Tuesday, April 27, 2010
six whole days.
and ive been constantly thinking, where am i at. Do i really think its gonna pull through. Do you love me? the way you used to. Are you willing to fight for me. The way youd use to fight for me during the summer. Im inlove with you, but whats stopping me from telling you? I feel as if Youre holding back because of a certain someone. Because youre still inlove with her Im scared to give my whole self to you, Im scared of knowing the truth, of finding out the truth. With past relationships, i dont know what i want. I want you to be happy. But if you being happy consists of being with her, then dont drag me along. Im hurt, Im lost, Im tired. Let me be
Friday, January 1, 2010
Monday, November 16, 2009
cant forget it, wont forget it.
" Its that simple feeling, just one feeling, where you feel as if youre on top of the world. but there would always be that other feeling
where you feel like you got in the way. Yeah .. i had that, and i think i still do.. no matter how hard i try to get over it, it wont go away. Cant forget it, wont forget it "

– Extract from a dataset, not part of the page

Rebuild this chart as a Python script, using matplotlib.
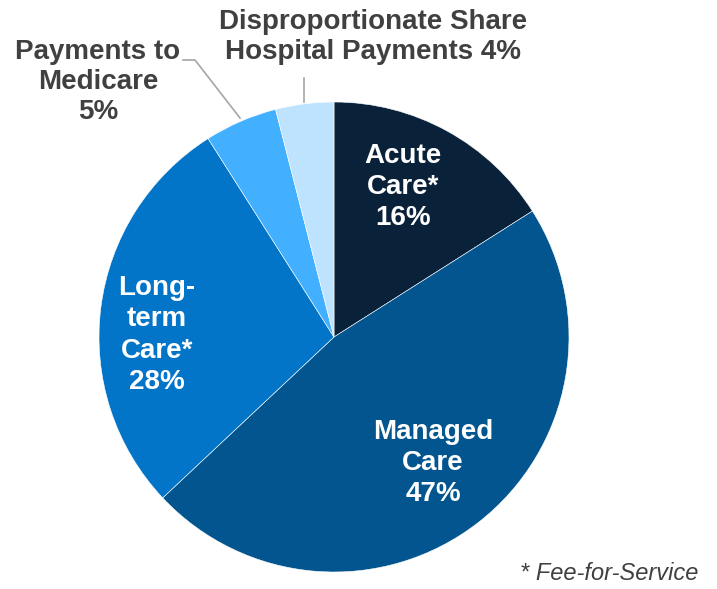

I know you dont check up on this anymore and yeah, i do act as if everythings fine. But i just gotta say:
Honestly, i feel as if I got in the way. Yeah, i never felt like this at first until i had found out what went down after canada day when WE were seeing, until she had told me what was going on. You dont how hurt i was, how betrayed, how much i cried. When i called you to confront you and ask if it was true, i was so angry at myself for thinking that it wouldve worked out. Cant blame anything, its going so well now. But what ive been feeling for awhile. I still feel paranoid. Thinking that since it happened then, why cant it happen now right? Cant say now, but cant say never i dont, its just me i guess. I just still feel shitty about it, i still do. Im sorry if it feels as if im faking my feelings around you. Im not, im like totally inlove with you. It just hurts to know that, you played me.. that you lied to me, that you were basically calling me a rebound.. Im not saying that i regret giving you a chance, trust me, im hellla happy that i gave you another shot. I just still carry around that feeling. That type of whole triangle drama just hasn't happened to me before. I just really hope and pray that there wont be any repeats. I just, still get the feeling that youre still into her.
where you feel like you got in the way. Yeah .. i had that, and i think i still do.. no matter how hard i try to get over it, it wont go away. Cant forget it, wont forget it "
I know you dont check up on this anymore and yeah, i do act as if everythings fine. But i just gotta say:
Honestly, i feel as if I got in the way. Yeah, i never felt like this at first until i had found out what went down after canada day when WE were seeing, until she had told me what was going on. You dont how hurt i was, how betrayed, how much i cried. When i called you to confront you and ask if it was true, i was so angry at myself for thinking that it wouldve worked out. Cant blame anything, its going so well now. But what ive been feeling for awhile. I still feel paranoid. Thinking that since it happened then, why cant it happen now right? Cant say now, but cant say never i dont, its just me i guess. I just still feel shitty about it, i still do. Im sorry if it feels as if im faking my feelings around you. Im not, im like totally inlove with you. It just hurts to know that, you played me.. that you lied to me, that you were basically calling me a rebound.. Im not saying that i regret giving you a chance, trust me, im hellla happy that i gave you another shot. I just still carry around that feeling. That type of whole triangle drama just hasn't happened to me before. I just really hope and pray that there wont be any repeats. I just, still get the feeling that youre still into her.
Friday, October 9, 2009
what its worth.
thinking about it, i change my mind alot. I just really do hope this isnt a mistake.. because this will be my final choice.
Tuesday, August 11, 2009
" another morning with the lights creepin' in "
do you ever get that feeling where, you feel as if you've succeeded, yet pulled another " oh fucks " moments? yeaah. Well, even if you do have your happiness, theres a part of you where you feel like breaking down. Who knew that it would be this long to get over. Every morning, waking up, thinking about whats next on your life cycle but theres always that one moment where you can actually say that you messed up. Life is full of surprises, whether you like it or not. People need time to cope with things, i tend to walk away. Its just many situations that you cant juggle all at once and you just feel like you wanna get away from it all. Thats the easy way out. But to actually go through it is the toughest part ever. Learn it. I know i will soon. Goodnight blogspot. Goodnight.